Dès lors tout homme attaché à ses devoirs doit prendre les armes pour son Dieu, son pays et son Roi légitime. Cette vérité est généralement sentie en France. Les royalistes du Midi surtout attendent avec le dernier empressement l'appui que la déclaration magnanime de Sa Majesté Catholique leur donne le droit d'espérer, et ils se disposent en foule à se réunir aux armées de Sa Majesté........ Chargé par Mgr le duc d'Angoulême de marcher à la tête de ceux de la onzième division militaire, je sollicite avec ardeur des bontés du Roi:

1° Que Sa Majesté daigne donner des ordres à M. le général en chef de l'armée de Navarre, pour qu'il me reconnaisse en qualité de commandant civil et militaire de la 11 division, et qu'il favorise les opérations préliminaires dont ce titre m'impose l'obligation.
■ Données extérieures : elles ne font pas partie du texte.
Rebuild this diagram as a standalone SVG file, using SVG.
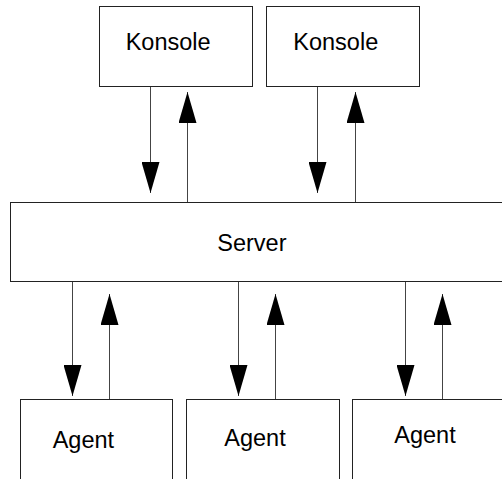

2° Que M. le comte de Labisbal soit autorisé à m'assigner un ou plusieurs villages près de la frontière du Béarn où je pourrai recevoir et organiser militairement tous les Français qui, pénétrés de leurs devoirs, viendront se ranger sous les drapeaux des lis.

N° 97.

Le comte de Damas au comte de Blacas.

A. B.

Madrid, 1er juin 1815.

....Je n'ai jamais vu un pays aussi dépourvu de tout; aussi est-ce une des raisons qu'ils donnent pour justifier leurs lenteurs à se mettre en action.